Autant que vous le pouvez. Le rapport signal sur bruit s’améliore toujours lorsque vous ajoutez plus d’images. Le problème est que le rapport des améliorations n’est pas linéaire avec le nombre d’images empilées.

En général, le rapport signal sur bruit pour les empilements dépend de la $\sqrt{(\text{N})}$ où N est le nombre d’images empilées. Si vous regardez le graphique de la $\sqrt{(\text{N})}$, vous verrez que la pente devient moins prononcée à mesure que N augmente, de sorte que le nombre d’images que vous devez ajouter augmente avec le nombre d’images déjà empilées.
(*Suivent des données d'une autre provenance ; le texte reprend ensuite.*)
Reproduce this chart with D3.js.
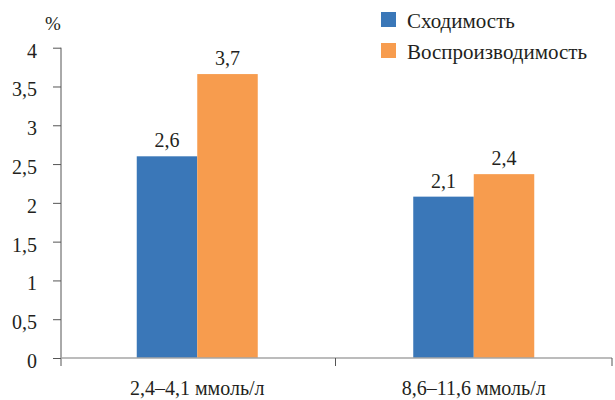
<!DOCTYPE html>
<html><head><meta charset="utf-8">
<script src="https://cdn.jsdelivr.net/npm/d3@7"></script>
</head><body style="margin:0"><svg id="c" width="615" height="400"></svg>
<script>
const categories = ["2,4–4,1 ммоль/л", "8,6–11,6 ммоль/л"];
const seriesNames = ["Сходимость", "Воспроизводимость"];
const convergence = [2.6, 2.08];
const reproducibility = [3.66, 2.37];
const convergenceLabels = ["2,6", "2,1"];
const reproducibilityLabels = ["3,7", "2,4"];
const yTicks = [0, 0.5, 1, 1.5, 2, 2.5, 3, 3.5, 4];
const colors = ["#3A77B8", "#F79C4E"];

const serifFont = "Times New Roman";
const ink = "#231f20";
const svg = d3.select("#c");
const mLeft = 61, mRight = 612, mTop = 47.7, mBottom = 358;
const y = d3.scaleLinear().domain([0, 4]).range([mBottom, mTop]);
const x = d3.scaleBand().domain(categories).range([59, mRight]).padding(0);
const inner = d3.scaleBand().domain(seriesNames).range([0, x.bandwidth() * 0.4376]);
const fmt = v => String(v).replace(".", ",");

// y axis
const ya = svg.append("g").attr("transform", `translate(${mLeft},0)`)
  .call(d3.axisLeft(y).tickValues(yTicks).tickSize(8).tickPadding(16).tickFormat(fmt));
ya.attr("font-family", serifFont).attr("font-size", 20);
ya.select(".domain").attr("stroke", "#555").attr("d", `M0,${mTop}V${mBottom + 8}`);
ya.selectAll(".tick line").attr("stroke", "#555");
ya.selectAll(".tick text").attr("fill", ink).attr("dy", "0.47em").attr("font-size", 20).attr("font-family", serifFont);

svg.append("text").attr("x", 53).attr("y", 30).attr("text-anchor", "middle")
  .attr("font-family", serifFont).attr("font-size", 19).attr("fill", ink).text("%");

// bars
const data = categories.map((c, i) => ({c, vals: [convergence[i], reproducibility[i]], labels: [convergenceLabels[i], reproducibilityLabels[i]]}));
const groups = svg.append("g").selectAll("g").data(data).join("g")
  .attr("transform", d => `translate(${x(d.c) + (x.bandwidth() - inner.range()[1]) / 2},0)`);
groups.selectAll("rect").data(d => d.vals.map((v, j) => ({v, s: seriesNames[j], j})))
  .join("rect")
  .attr("x", d => inner(d.s)).attr("width", inner.bandwidth())
  .attr("y", d => y(d.v)).attr("height", d => y(0) - y(d.v))
  .attr("fill", d => colors[d.j]);
groups.selectAll("text").data(d => d.vals.map((v, j) => ({v, s: seriesNames[j], t: d.labels[j]})))
  .join("text")
  .attr("x", d => inner(d.s) + inner.bandwidth() / 2).attr("y", d => y(d.v) - 9)
  .attr("text-anchor", "middle").attr("font-family", serifFont).attr("font-size", 20).attr("fill", ink)
  .text(d => d.t);

// x axis
const xa = svg.append("g").attr("transform", `translate(0,${mBottom})`)
  .call(d3.axisBottom(x).tickSize(0).tickPadding(23));
xa.attr("font-family", serifFont).attr("font-size", 20);
xa.select(".domain").attr("stroke", "#a6a6a6").attr("stroke-width", 1.5).attr("d", `M${mLeft},0H${mRight}`);
xa.selectAll(".tick text").attr("fill", ink).attr("font-size", 20).attr("font-family", serifFont);
svg.append("g").selectAll("line").data(categories).join("line")
  .attr("x1", d => x(d) + x.bandwidth()).attr("x2", d => x(d) + x.bandwidth())
  .attr("y1", mBottom).attr("y2", mBottom + 8).attr("stroke", "#555");

// legend
const lg = svg.append("g").selectAll("g").data(seriesNames).join("g")
  .attr("transform", (d, i) => `translate(381,${12 + i * 31})`);
lg.append("rect").attr("width", 15).attr("height", 15).attr("fill", (d, i) => colors[i]);
lg.append("text").attr("x", 26).attr("y", 16).attr("font-family", serifFont).attr("font-size", 21).attr("fill", ink).text(d => d);
</script></body></html>
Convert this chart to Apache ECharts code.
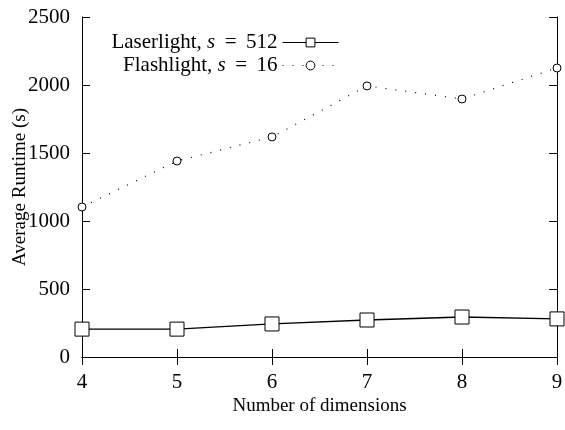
<!DOCTYPE html>
<html><head><meta charset="utf-8">
<script src="https://cdn.jsdelivr.net/npm/echarts@6/dist/echarts.min.js"></script>
<style>html,body{margin:0;padding:0;background:#fff}#c{width:565px;height:430px}</style>
</head><body><div id="c"></div>
<script>
const dims = [4, 5, 6, 7, 8, 9];
const laserlight = [205, 205, 243, 272, 294, 280];
const flashlight = [1103, 1441, 1618, 1993, 1897, 2125];
const yTicks = [0, 500, 1000, 1500, 2000, 2500];

const F = 'Liberation Serif';
const chart = echarts.init(document.getElementById('c'));
const rich = { i: { fontStyle: 'italic', fontFamily: F, fontSize: 21, color: '#000' } };
const legendBase = {
  orient: 'vertical', align: 'right', right: 221, itemWidth: 56, itemHeight: 11, itemGap: 6,
  textStyle: { fontFamily: F, fontSize: 21, color: '#000', rich: rich },
  formatter: function (n) { return n.replace(', s = ', ', {i|s} \u2009=\u2009 '); },
  lineStyle: { width: 1 },
  itemStyle: { borderWidth: 1 },
  selectedMode: false
};
chart.setOption({
  animation: false,
  grid: { left: 82, right: 8, top: 17, bottom: 73, outerBoundsMode: 'none', containLabel: false },
  legend: [
    Object.assign({}, legendBase, { top: 27, data: ['Laserlight, s = 512'] }),
    Object.assign({}, legendBase, { top: 50, data: ['Flashlight, s = 16'] })
  ],
  xAxis: [{
    type: 'value', min: 4, max: 9, interval: 1,
    name: 'Number of dimensions', nameLocation: 'middle', nameGap: 40, nameMoveOverlap: false,
    nameTextStyle: { fontFamily: F, fontSize: 19, color: '#000' },
    axisLine: { lineStyle: { color: '#000', width: 1 } },
    axisTick: { inside: true, length: 8, lineStyle: { color: '#000' } },
    axisLabel: { fontFamily: F, fontSize: 21, color: '#000', margin: 15 },
    splitLine: { show: false }
  }, {
    type: 'value', min: 4, max: 9, interval: 1, position: 'top',
    axisLine: { lineStyle: { color: '#000', width: 1 } },
    axisTick: { inside: true, length: 8, lineStyle: { color: '#000' } },
    axisLabel: { show: false }, splitLine: { show: false }
  }],
  yAxis: [{
    type: 'value', min: 0, max: 2500, interval: 500,
    name: 'Average Runtime (s)', nameLocation: 'middle', nameGap: 52, nameMoveOverlap: false,
    nameTextStyle: { fontFamily: F, fontSize: 19, color: '#000' },
    axisLine: { show: true, lineStyle: { color: '#000', width: 1 } },
    axisTick: { show: true, inside: true, length: 8, lineStyle: { color: '#000' } },
    axisLabel: { fontFamily: F, fontSize: 21, color: '#000', margin: 12,
      formatter: function (v) { return yTicks.indexOf(v) >= 0 ? String(v) : ''; } },
    splitLine: { show: false }
  }, {
    type: 'value', min: 0, max: 2500, interval: 500, position: 'right',
    axisLine: { show: true, lineStyle: { color: '#000', width: 1 } },
    axisTick: { show: true, inside: true, length: 8, lineStyle: { color: '#000' } },
    axisLabel: { show: false }, splitLine: { show: false }
  }],
  series: [{
    name: 'Laserlight, s = 512', type: 'line',
    data: dims.map((d, i) => [d, laserlight[i]]),
    symbol: 'rect', symbolSize: 14, showAllSymbol: true,
    lineStyle: { color: '#000', width: 1.3 },
    itemStyle: { color: '#fff', borderColor: '#000', borderWidth: 1 },
    z: 3
  }, {
    name: 'Flashlight, s = 16', type: 'line',
    data: dims.map((d, i) => [d, flashlight[i]]),
    symbol: 'circle', symbolSize: 8, showAllSymbol: true,
    lineStyle: { color: '#000', width: 1.2, type: [1, 9] },
    itemStyle: { color: '#fff', borderColor: '#000', borderWidth: 1 },
    z: 3
  }]
});
</script></body></html>
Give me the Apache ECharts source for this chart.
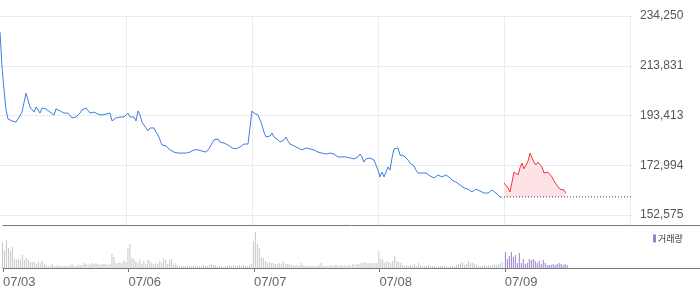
<!DOCTYPE html>
<html><head><meta charset="utf-8">
<script src="https://cdn.jsdelivr.net/npm/echarts@6/dist/echarts.min.js"></script>
<style>html,body{margin:0;padding:0;background:#fff}#c{width:700px;height:289px}</style>
</head><body><div id="c"></div>
<script>
// ---- data ----
const dayLabels = ['07/03', '07/06', '07/07', '07/08', '07/09'];
const slotsPerDay = 63;
const prevClose = 160000;
const yMin = 152575, yMax = 234250;

const price0703 = [227700,213300,203900,195700,192000,191600,191200,192000,190700,192000,
  191200,194800,194800,202600,199800,196900,196500,194800,196900,195700,
  194400,196500,195700,196100,195300,194800,194400,193600,196100,196100,
  195300,194800,194400,194000,194400,193600,192400,192800,192800,193600,
  194400,195700,196100,196500,196500,194400,194000,194800,194800,194000,
  193600,193600,193600,194000,194800,194400,191200,192000,192400,192800,
  192800,193600,192800];
const price0706 = [193600,194400,192800,193600,192800,191200,195300,193600,190700,190300,
  188300,187100,188300,189100,188300,186600,185400,183400,181300,182100,
  180900,180100,179300,178800,178400,178000,178000,178400,178000,178400,
  178000,178400,178400,178800,179300,179700,179300,178800,178800,178400,
  178400,179300,180500,181300,183400,184200,183800,182500,182100,182100,
  182100,181300,180500,180100,179300,179700,179300,180500,181300,181700,
  181700,181700,181700];
const price0707 = [195300,194400,193600,193600,191600,189500,186600,184600,184200,185000,
  186200,184600,184200,183400,182500,181700,183400,184600,182900,181700,
  181300,180900,180500,180100,179700,179300,179700,180100,180100,179700,
  179700,179300,178800,178400,178400,178000,178000,177600,177200,178000,
  178800,177600,177200,176400,176000,176400,176400,176400,176000,176000,
  176000,175600,176000,176400,177600,176400,174300,175600,176400,176000,
  176000,175100,174700];
const price0708 = [171000,168200,170200,168200,170200,172300,171000,176000,179700,179300,
  180100,177200,177200,176800,176000,175100,173900,173900,172700,171000,
  169800,170200,169800,169400,169800,169000,168600,168200,167800,168600,
  169000,168600,168200,168600,169000,168600,167800,166900,166500,166100,
  165300,164900,164100,163700,164100,163200,162800,162000,161200,163200,
  162800,162400,162000,161600,162000,161600,162400,162800,162400,161600,
  160800,160000,160000];
const price0709 = [165700,165300,163700,162000,166100,170200,169800,169000,171900,173900,
  171500,171000,174700,178000,176000,174300,173100,174300,173500,172300,
  169800,169800,170200,170200,168200,166500,165300,164100,163200,162800,
  162800,161600];

const vol0703 = [26,18,28,20,17,21,9,8,9,8,13,8,10,8,6,6,6,4,6,5,7,4,3,2,2,4,2,2,3,2,2,2,2,2,3,4,2,2,3,3,3,5,4,3,4,5,4,5,4,3,4,4,4,3,4,14,11,5,5,6,5,8,6];
const vol0706 = [20,24,10,9,7,5,8,4,7,4,8,7,5,4,5,4,7,5,10,8,4,8,9,3,5,3,2,2,2,2,2,2,2,3,2,2,2,2,3,2,2,3,4,3,3,2,2,2,1,2,2,3,2,3,2,2,3,2,3,2,2,3,4];
const vol0707 = [27,36,24,20,10,10,7,5,6,5,5,4,4,5,4,7,4,4,4,3,3,2,3,2,5,3,2,2,2,2,2,2,2,3,5,2,2,2,2,3,2,3,3,2,3,2,3,2,3,2,4,3,4,4,5,5,6,5,5,5,5,5,5];
const vol0708 = [17,9,8,5,7,6,5,7,12,7,6,5,3,2,3,2,3,2,4,2,5,2,2,2,2,3,2,2,2,1,2,2,2,2,2,1,2,2,2,3,4,5,6,3,4,7,5,5,4,3,2,2,2,3,2,3,2,3,4,3,4,5,6];
const vol0709 = [16,9,12,16,11,13,5,15,5,9,4,5,9,8,9,7,5,7,4,8,5,3,3,3,4,3,4,5,4,3,4,3];

// ---- build ----
const pastPrice = [].concat(price0703, price0706, price0707, price0708).map((v, i) => [i, v]);
const todayStart = 4 * slotsPerDay;
const todayPrice = price0709.map((v, i) => [todayStart + i, v]);
const pastVol = [].concat(vol0703, vol0706, vol0707, vol0708).map((v, i) => [i, v]);
const todayVol = vol0709.map((v, i) => [todayStart + i, v]);
const dayTicks = dayLabels.map((d, i) => i * slotsPerDay);
const xEnd = 316;

const splitX = {show: true, showMinLine: false, showMaxLine: false, lineStyle: {color: '#ebebeb', width: 1}};
const chart = echarts.init(document.getElementById('c'), null, {renderer: 'canvas'});
chart.setOption({
  animation: false,
  textStyle: {fontFamily: 'Liberation Sans, Arial, sans-serif'},
  grid: [
    {left: 0, right: 68, top: 16, height: 199},
    {left: 0, right: 68, top: 215, height: 10},
    {left: 0, right: 0, top: 225, height: 43}
  ],
  legend: {
    data: ['거래량'], left: 648, top: 229, icon: 'rect', itemWidth: 3, itemHeight: 8,
    textStyle: {fontSize: 9, color: '#333', fontFamily: 'Noto Sans CJK KR', padding: [0, 0, 0, -3]}
  },
  xAxis: [
    {gridIndex: 0, type: 'value', min: 0, max: xEnd, interval: slotsPerDay,
     axisLine: {show: false}, axisTick: {show: false}, axisLabel: {show: false}, splitLine: splitX},
    {gridIndex: 1, type: 'value', min: 0, max: xEnd, interval: slotsPerDay,
     axisLine: {show: false}, axisTick: {show: false}, axisLabel: {show: false}, splitLine: splitX},
    {gridIndex: 2, type: 'value', min: 0, max: 350, position: 'bottom',
     axisLine: {show: true, onZero: false, lineStyle: {color: '#777'}},
     axisTick: {show: true, customValues: dayTicks, length: 4, lineStyle: {color: '#777'}},
     axisLabel: {show: true, customValues: dayTicks, align: 'left', color: '#666', fontSize: 13, margin: 8,
       formatter: v => dayLabels[Math.round(v / slotsPerDay)] || ''},
     splitLine: {show: false}},
    {gridIndex: 2, type: 'value', min: 0, max: 350, position: 'top',
     axisLine: {show: true, onZero: false, lineStyle: {color: '#777'}},
     axisTick: {show: false}, axisLabel: {show: false}, splitLine: {show: false}}
  ],
  yAxis: [
    {gridIndex: 0, type: 'value', position: 'right', min: yMin, max: yMax, interval: (yMax - yMin) / 4,
     axisLine: {show: false}, axisTick: {show: false},
     axisLabel: {color: '#555', fontSize: 12, margin: 8,
       formatter: v => Math.round(v).toLocaleString('en-US')},
     splitLine: {show: true, lineStyle: {color: '#ebebeb'}}},
    {gridIndex: 1, type: 'value', min: 0, max: 1, show: false},
    {gridIndex: 2, type: 'value', min: 0, max: 43, show: false}
  ],
  series: [
    {name: 'past', type: 'line', xAxisIndex: 0, yAxisIndex: 0, data: pastPrice,
     symbol: 'none', lineStyle: {color: '#3c7fdf', width: 1}, itemStyle: {color: '#3c7fdf'}},
    {name: 'today', type: 'line', xAxisIndex: 0, yAxisIndex: 0, data: todayPrice,
     symbol: 'none', lineStyle: {color: '#f2333f', width: 1}, itemStyle: {color: '#f2333f'},
     areaStyle: {color: '#fde3e5', opacity: 1, origin: prevClose}},
    {name: 'base', type: 'line', xAxisIndex: 0, yAxisIndex: 0,
     data: [[todayStart, prevClose], [xEnd, prevClose]], symbol: 'none', z: 5,
     lineStyle: {color: '#444', width: 1, type: [1, 2]}},
    {name: 'volPast', type: 'bar', xAxisIndex: 2, yAxisIndex: 2, data: pastVol,
     barWidth: 1, itemStyle: {color: '#c4c7cc'}},
    {name: '거래량', type: 'bar', xAxisIndex: 2, yAxisIndex: 2, data: todayVol,
     barWidth: 1, itemStyle: {color: '#9a80cc'}}
  ]
});
</script></body></html>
Par exemple, j’ai extrait la pile intitulée 1, 2, 4, 8, 16, 32, 64, 128, 256, 512 et 730 (ce dernier devrait être1024, mais je n’ai pas assez d’images !). Chaque pile a deux fois plus d’images que la précédente. Donc, si nous regardons le rapport signal sur bruit, nous trouvons que le rapport pour la pile de N-images est

$$ N_i = 2N_{i - 1} $$ $$ \sqrt{N_i} = \sqrt{2N_{i-1}} = \sqrt{2}\sqrt{N_{i-1}} $$ $$ \text{SNR(Stack)}_i=1.41\times \text{SNR(Stack)}_{i-1} $$

Ainsi, dans cette séquence, chaque image a un rapport signal sur bruit 1,41 fois meilleur que la précédente. Nous espérons voir une amélioration constante de la qualité d’image. Et en fait c’est ce que vous pouvez voir dans les animations suivantes.

Conclusion

Siril n’est pas seulement un bel outil pour produire des images époustouflantes. Il peut également être un outil utile qui s’intègre dans des chaînes d’outils plus larges de plusieurs autres outils.

Et rappelez-vous que si vous avez des images N et que vous souhaitez améliorer considérablement la qualité, ne pensez pas à ajouter des images, pensez à doubler le nombre.